Friday, 30 April 2004

Twenty-seventh Amendment of the Constitution Bill 2004: Second Stage (Resumed).

 

3:00 pm

Photo of Brian HayesBrian Hayes (Fine Gael)

I am as sure as is the Minister that is an absolute right. That is the reason I suggest he should have gone down the route, as others have suggested, of putting the legislation in place and testing it in the courts. That would have been more sensible.

I heard the Minister's interview last week on "Today with Pat Kenny". The Minister said the job of rounding up people in the dead of night and ensuring they are sent out of the country was not nice. I sympathise with him because it is not an easy job to do.
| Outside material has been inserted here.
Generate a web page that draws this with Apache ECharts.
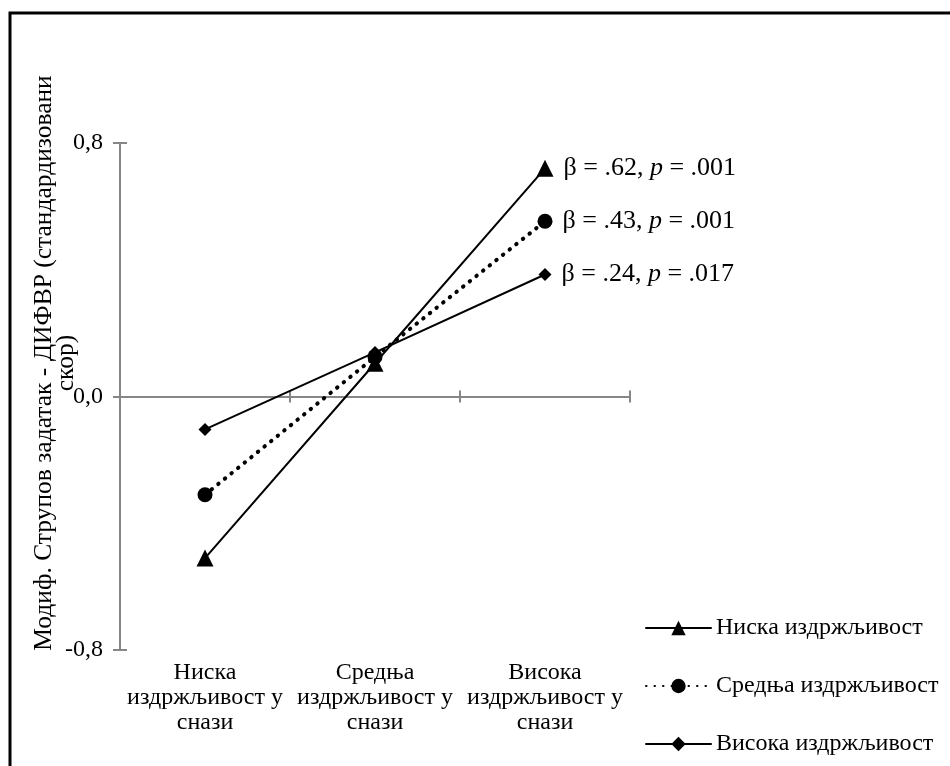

Nobody that I know of would take pleasure in such a task. Certainly I would not ascribe to the Minister the notion that he would take pleasure from this type of activity. It is a difficult job but it has to be done. There should be a procedure in place for the people who go through the system and lose out on appeal. It is logical that something has to be done with them.

I appreciate the comments made by the Minister. He said that when he saw the context of the new Article 2 as proposed as a result of the Good Friday Agreement, it stood out from the pages at the time in 1998. At that stage the Minister was not the senior law officer of the land. I find it interesting that within three years he was giving advice to the then Minister for Justice, Equality and Law Reform, Deputy O'Donoghue, in respect of the Irish Nationality and Citizenship Act 2001, which has limits to citizenship rights in terms of persons born on the island of Ireland. The Minister well knows that there are two specific cases. Diplomats whose children happen to be born in this country are not automatically Irish citizens because it sets that out in section 6(2) of the 2001 Act and those children born on vessels coming into this country equally are not guaranteed automatic rights of citizenship.